Data shown:
---*---
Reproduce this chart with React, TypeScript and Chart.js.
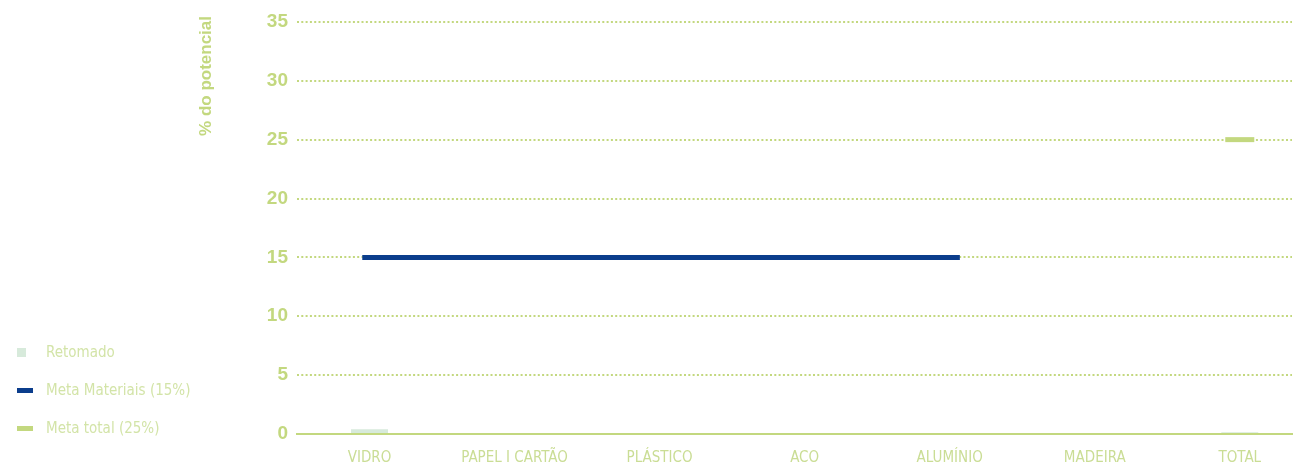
import React, { useEffect, useRef } from "react";
import { Chart, registerables } from "chart.js";

Chart.register(...registerables);

const categories = ["VIDRO", "PAPEL I CARTÃO", "PLÁSTICO", "ACO", "ALUMÍNIO", "MADEIRA", "TOTAL"];
const categoryPositions = [0, 1, 2, 3, 4, 5, 6];
const retomadoValues = [0.4, 0, 0, 0, 0, 0, 0.15];
const metaMateriaisX = [-0.05, 4.07];
const metaMateriaisY = [15, 15];
const metaTotalX = [5.9, 6.1];
const metaTotalY = [25, 25];
const yTicks = [0, 5, 10, 15, 20, 25, 30, 35];

const GREEN = "#c3d87f";
const LABEL_GREEN = "#cadd95";
const LEGEND_GREEN = "#d3e4a8";
const NAVY = "#0b3d8c";
const BAR = "#d7eadb";
const NARROW = '"Liberation Sans Narrow", "Arial Narrow", "DejaVu Sans Condensed", sans-serif';

export default function App() {
  const canvasRef = useRef<HTMLCanvasElement | null>(null);

  useEffect(() => {
    const ctx = canvasRef.current!;
    const chart = new Chart(ctx, {
      type: "bar",
      data: {
        datasets: [
          {
            type: "line",
            label: "Meta Materiais (15%)",
            data: metaMateriaisX.map((x, i) => ({ x, y: metaMateriaisY[i] })),
            borderColor: NAVY,
            backgroundColor: NAVY,
            borderWidth: 5,
            pointRadius: 0,
            borderCapStyle: "butt",
            order: 0,
          } as any,
          {
            type: "line",
            label: "Meta total (25%)",
            data: metaTotalX.map((x, i) => ({ x, y: metaTotalY[i] })),
            borderColor: GREEN,
            backgroundColor: GREEN,
            borderWidth: 5,
            pointRadius: 0,
            borderCapStyle: "butt",
            order: 0,
          } as any,
          {
            type: "bar",
            label: "Retomado",
            data: categoryPositions.map((x, i) => ({ x, y: retomadoValues[i] })),
            backgroundColor: BAR,
            borderWidth: 0,
            barPercentage: 0.255,
            categoryPercentage: 1,
            order: 1,
          } as any,
        ],
      },
      options: {
        animation: false,
        responsive: true,
        maintainAspectRatio: false,
        layout: { padding: { left: 0, top: 16, right: 5, bottom: 0 } },
        plugins: {
          legend: { display: false },
          tooltip: { enabled: false },
        },
        scales: {
          x: {
            type: "linear",
            offset: false,
            min: -0.5,
            max: 6.36,
            afterBuildTicks: (axis: any) => {
              axis.ticks = categoryPositions.map((v) => ({ value: v }));
            },
            afterFit: (axis: any) => {
              axis.height = 33;
            },
            grid: { display: false, drawTicks: false },
            border: { display: true, color: GREEN, width: 2 },
            ticks: {
              color: LABEL_GREEN,
              font: { family: NARROW, size: 15 },
              padding: 15,
              autoSkip: false,
              maxRotation: 0,
              callback: (v: any) => categories[Number(v)] ?? "",
            },
          },
          y: {
            min: 0,
            max: 35.5,
            afterBuildTicks: (axis: any) => {
              axis.ticks = yTicks.map((v) => ({ value: v }));
            },
            afterFit: (axis: any) => {
              axis.width = 297;
              axis.paddingTop = 0;
              axis.paddingBottom = 0;
            },
            grid: {
              drawTicks: false,
              lineWidth: 2,
              color: (c: any) => (c.tick && c.tick.value === 0 ? "rgba(0,0,0,0)" : GREEN),
            },
            border: { display: false, dash: [2, 2.3] },
            ticks: {
              color: GREEN,
              font: { family: '"Liberation Sans", Arial, sans-serif', size: 19, weight: "bold" },
              padding: 9,
            },
            title: {
              display: true,
              text: "% do potencial",
              align: "end",
              color: GREEN,
              font: { family: '"Liberation Sans", Arial, sans-serif', size: 17, weight: "bold" },
              padding: { top: 196, bottom: 0 },
            },
          },
        },
      } as any,
    });
    return () => chart.destroy();
  }, []);

  const legendItems = [
    { label: "Retomado", color: BAR, w: 9, h: 9, y: 352 },
    { label: "Meta Materiais (15%)", color: NAVY, w: 16, h: 5, y: 390 },
    { label: "Meta total (25%)", color: GREEN, w: 16, h: 5, y: 428 },
  ];

  return (
    <div style={{ position: "absolute", left: 0, top: 0, width: 1297, height: 467, background: "#fff" }}>
      <canvas ref={canvasRef} />
      {legendItems.map((it) => (
        <div key={it.label}>
          <div
            style={{
              position: "absolute",
              left: 17,
              top: it.y - it.h / 2,
              width: it.w,
              height: it.h,
              background: it.color,
            }}
          />
          <div
            style={{
              position: "absolute",
              left: 46,
              top: it.y - 10,
              height: 20,
              lineHeight: "20px",
              fontFamily: NARROW,
              fontSize: 15,
              color: LEGEND_GREEN,
              whiteSpace: "nowrap",
            }}
          >
            {it.label}
          </div>
        </div>
      ))}
    </div>
  );
}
---*---
Copy nothing but the lines from the top of the data down to the line containing "Chart.register(...registerables);", and leave the pictures out.

Reproduce this chart with React, TypeScript and Chart.js.
import React, { useEffect, useRef } from "react";
import { Chart, registerables } from "chart.js";

Chart.register(...registerables);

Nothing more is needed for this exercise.